The problem: Prove that $p↔q$ is logically equivalent to $(p∧q)∨(¬p∧¬q)$.
Work so far:
$p↔q≡(p→q)∧(q→p)$
$≡(¬p∨q)∧(¬q∨p)$
$≡(¬p∨q)∧(p∨¬q)$ by communicative Law
My question: I was thinking I could use the distributive law for the final step, but the way they show it in the book (Discrete Mathematics and its Applications 7ed by Kenneth H. Rosen) it seems it's only applicable for
$(p∨(q∧r)≡(p∨q)∧(p∨r)$ or $(p∧(q∨r)≡(p∧q)∨(p∧r)$.
Am I going about this correctly so far?
v/r
In continuation of your worked answer:
p↔q≡(p→q)∧(q→p)
≡(¬p∨q)∧(¬q∨p)
≡(¬p∨q)∧(p∨¬q) by communicative Law
By the distributive law:
$p\bar p\lor \bar p\bar q\lor pq\lor q\bar q$
≡ $\bar p\bar q\lor pq$
Thus $p\leftrightarrow q$ ≡ $\bar p\bar q\lor pq$ is proven.
From your textbook: the relations ($\ref{1}$) and ($\ref{2}$) are simply shortcuts for simplifying expressions.

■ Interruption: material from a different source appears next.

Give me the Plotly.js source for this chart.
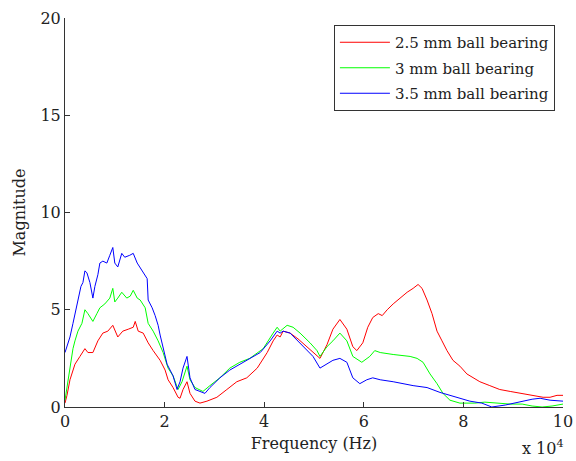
<!DOCTYPE html>
<html>
<head>
<meta charset="utf-8">
<script src="https://cdn.plot.ly/plotly-3.0.1.min.js"></script>
<style>
  html, body { margin: 0; padding: 0; background: #fff; }
  #chart { width: 576px; height: 461px; }
</style>
</head>
<body>
<div id="chart"></div>
<script>
// Frequency values are in units of 10^4 Hz (the axis carries the "x 10^4" multiplier).

// 2.5 mm ball bearing
const freq25 = [0, 0.04, 0.1, 0.2, 0.3, 0.4, 0.46, 0.56, 0.66, 0.76, 0.86, 0.96, 1.06, 1.16, 1.27, 1.37, 1.41, 1.47, 1.57, 1.67, 1.77, 1.91, 2.01, 2.07, 2.17, 2.27, 2.31, 2.37, 2.45, 2.51, 2.61, 2.71, 2.85, 3.05, 3.25, 3.45, 3.65, 3.86, 4.06, 4.18, 4.26, 4.32, 4.38, 4.52, 4.68, 4.86, 4.98, 5.12, 5.26, 5.38, 5.52, 5.66, 5.78, 5.86, 5.98, 6.08, 6.18, 6.29, 6.37, 6.47, 6.59, 6.73, 6.87, 6.99, 7.09, 7.17, 7.27, 7.37, 7.47, 7.57, 7.67, 7.79, 7.93, 8.07, 8.19, 8.33, 8.53, 8.73, 8.94, 9.14, 9.40, 9.60, 9.74, 9.88, 10.0];
const mag25  = [0.2, 0.6, 1.4, 2.2, 2.6, 3.0, 2.8, 2.8, 3.4, 3.8, 3.9, 4.2, 3.6, 3.9, 4.0, 4.1, 4.4, 3.9, 3.8, 3.3, 2.9, 2.4, 1.9, 1.4, 1.0, 0.5, 0.45, 0.9, 1.3, 0.7, 0.3, 0.2, 0.3, 0.5, 0.9, 1.3, 1.5, 2.0, 2.8, 3.4, 3.7, 3.6, 3.9, 3.8, 3.5, 3.1, 2.8, 2.5, 3.2, 4.0, 4.5, 4.0, 3.1, 2.9, 3.3, 4.1, 4.6, 4.8, 4.7, 5.0, 5.3, 5.6, 5.9, 6.1, 6.3, 6.1, 5.5, 4.8, 3.9, 3.4, 2.9, 2.4, 2.1, 1.7, 1.5, 1.3, 1.1, 0.9, 0.8, 0.7, 0.6, 0.5, 0.5, 0.6, 0.6];

// 3 mm ball bearing
const freq30 = [0, 0.04, 0.1, 0.16, 0.2, 0.26, 0.34, 0.4, 0.46, 0.56, 0.64, 0.7, 0.8, 0.9, 0.96, 1.0, 1.06, 1.14, 1.24, 1.31, 1.37, 1.45, 1.51, 1.61, 1.67, 1.77, 1.87, 1.97, 2.07, 2.17, 2.27, 2.35, 2.45, 2.51, 2.61, 2.77, 2.91, 3.11, 3.31, 3.51, 3.71, 3.98, 4.18, 4.26, 4.32, 4.46, 4.58, 4.72, 4.92, 5.06, 5.12, 5.26, 5.38, 5.52, 5.66, 5.78, 5.96, 6.12, 6.22, 6.33, 6.59, 6.93, 7.07, 7.19, 7.33, 7.47, 7.59, 7.73, 7.93, 8.23, 8.43, 8.63, 8.94, 9.18, 9.38, 9.58, 9.78, 10.0];
const mag30  = [0.35, 1.0, 2.2, 3.0, 3.4, 3.9, 4.3, 5.0, 4.8, 4.4, 4.8, 5.1, 5.3, 5.6, 6.1, 5.4, 5.6, 5.9, 5.6, 5.7, 6.0, 5.6, 5.5, 5.1, 4.3, 3.9, 3.4, 2.8, 2.0, 1.6, 0.9, 1.3, 2.1, 1.4, 1.0, 0.8, 1.1, 1.5, 2.0, 2.3, 2.5, 3.0, 3.8, 4.1, 3.9, 4.2, 4.1, 3.8, 3.3, 2.9, 2.6, 3.1, 3.4, 3.8, 3.4, 2.6, 2.3, 2.6, 2.9, 2.8, 2.7, 2.6, 2.5, 2.3, 1.7, 1.2, 0.7, 0.35, 0.2, 0.2, 0.25, 0.2, 0.15, 0.15, 0.05, 0.0, 0.05, 0.15];

// 3.5 mm ball bearing
const freq35 = [0, 0.04, 0.1, 0.16, 0.2, 0.26, 0.32, 0.36, 0.4, 0.44, 0.5, 0.56, 0.6, 0.66, 0.7, 0.76, 0.84, 0.9, 0.96, 1.0, 1.06, 1.14, 1.2, 1.3, 1.37, 1.45, 1.55, 1.65, 1.67, 1.75, 1.81, 1.87, 1.91, 1.97, 2.05, 2.11, 2.17, 2.25, 2.31, 2.37, 2.45, 2.51, 2.61, 2.71, 2.81, 2.91, 3.11, 3.31, 3.51, 3.71, 3.92, 4.12, 4.26, 4.32, 4.38, 4.52, 4.68, 4.86, 4.98, 5.12, 5.26, 5.38, 5.52, 5.66, 5.78, 5.92, 6.06, 6.18, 6.33, 6.59, 6.99, 7.27, 7.53, 7.73, 7.93, 8.13, 8.37, 8.57, 8.84, 9.10, 9.38, 9.54, 9.74, 10.0];
const mag35  = [2.8, 3.1, 3.6, 4.3, 4.8, 5.6, 6.2, 6.4, 7.0, 6.9, 6.4, 5.6, 6.2, 6.8, 7.4, 7.5, 7.4, 7.8, 8.2, 7.4, 7.2, 7.9, 7.7, 7.8, 7.9, 7.4, 7.0, 6.6, 5.5, 5.1, 4.7, 4.2, 3.7, 3.0, 2.2, 1.9, 1.6, 0.9, 1.3, 2.0, 2.6, 1.5, 0.9, 0.8, 0.7, 1.0, 1.5, 1.9, 2.2, 2.5, 2.8, 3.4, 3.9, 3.8, 3.9, 3.8, 3.4, 2.9, 2.6, 2.0, 2.2, 2.4, 2.5, 2.3, 1.5, 1.2, 1.4, 1.5, 1.4, 1.3, 1.1, 1.0, 0.75, 0.6, 0.45, 0.3, 0.2, 0.0, 0.1, 0.25, 0.4, 0.45, 0.35, 0.3];

const seriesNames = ['2.5 mm ball bearing', '3 mm ball bearing', '3.5 mm ball bearing'];
const xTickVals = [0, 2, 4, 6, 8, 10];
const xTickText = ['0', '2', '4', '6', '8', '10'];
const yTickVals = [0, 5, 10, 15, 20];

const INK = '#222';
const FONT = 'DejaVu Serif';
const SIZE = 16;
const LEGEND_SIZE = 15;

const traces = [
  { x: freq25, y: mag25, name: seriesNames[0], legendgroup: 'g1', type: 'scatter', mode: 'lines',
    line: { color: '#ff0000', width: 1 } },
  { x: freq30, y: mag30, name: seriesNames[1], legendgroup: 'g2', type: 'scatter', mode: 'lines',
    line: { color: '#00ff00', width: 1 } },
  { x: freq35, y: mag35, name: seriesNames[2], legendgroup: 'g3', type: 'scatter', mode: 'lines',
    line: { color: '#0000ff', width: 1 } }
];

const layout = {
  width: 576,
  height: 461,
  margin: { l: 65, r: 13, t: 18, b: 54, autoexpand: false },
  paper_bgcolor: '#fff',
  plot_bgcolor: '#fff',
  font: { family: FONT, size: SIZE, color: INK },
  showlegend: true,
  legend: {
    x: 0.54, y: 0.982, xanchor: 'left', yanchor: 'top',
    bgcolor: '#fff', bordercolor: '#333', borderwidth: 1,
    font: { family: FONT, size: LEGEND_SIZE, color: INK },
    itemwidth: 50,
    traceorder: 'grouped',
    tracegroupgap: 3
  },
  xaxis: {
    range: [0, 10],
    tickmode: 'array', tickvals: xTickVals, ticktext: xTickText,
    ticks: 'inside', ticklen: 5, tickcolor: '#333',
    showline: true, linecolor: '#333', linewidth: 1, mirror: false,
    showgrid: false, zeroline: false,
    tickfont: { family: FONT, size: SIZE, color: INK },
    title: { text: 'Frequency (Hz)', font: { family: FONT, size: SIZE, color: INK }, standoff: 7 }
  },
  yaxis: {
    range: [0, 20],
    tickmode: 'array', tickvals: yTickVals,
    ticks: 'inside', ticklen: 5, tickcolor: '#333',
    showline: true, linecolor: '#333', linewidth: 1, mirror: false,
    showgrid: false, zeroline: false,
    tickfont: { family: FONT, size: SIZE, color: INK },
    title: { text: 'Magnitude', font: { family: FONT, size: SIZE, color: INK }, standoff: 10 }
  },
  annotations: [
    { xref: 'paper', yref: 'paper', x: 0.914, y: -0.137, xanchor: 'left', yanchor: 'bottom',
      text: 'x 10<sup>4</sup>', showarrow: false,
      font: { family: FONT, size: 16, color: INK } }
  ]
};

Plotly.newPlot('chart', traces, layout, { displayModeBar: false, staticPlot: true });
</script>
</body>
</html>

(p∨(q∧r)≡(p∨q)∧(p∨r)$\tag{1}\label{1}$
(p∧(q∨r)≡(p∧q)∨(p∧r)$\tag{2}\label{2}$
They can be proved via a truth table, karnaugh map or by expanding them.
Interestingly, we are using $\equiv$ (which in logic, has the same meaning as $\leftrightarrow$) to prove $\equiv$ itself. This does not invalidate the proof though.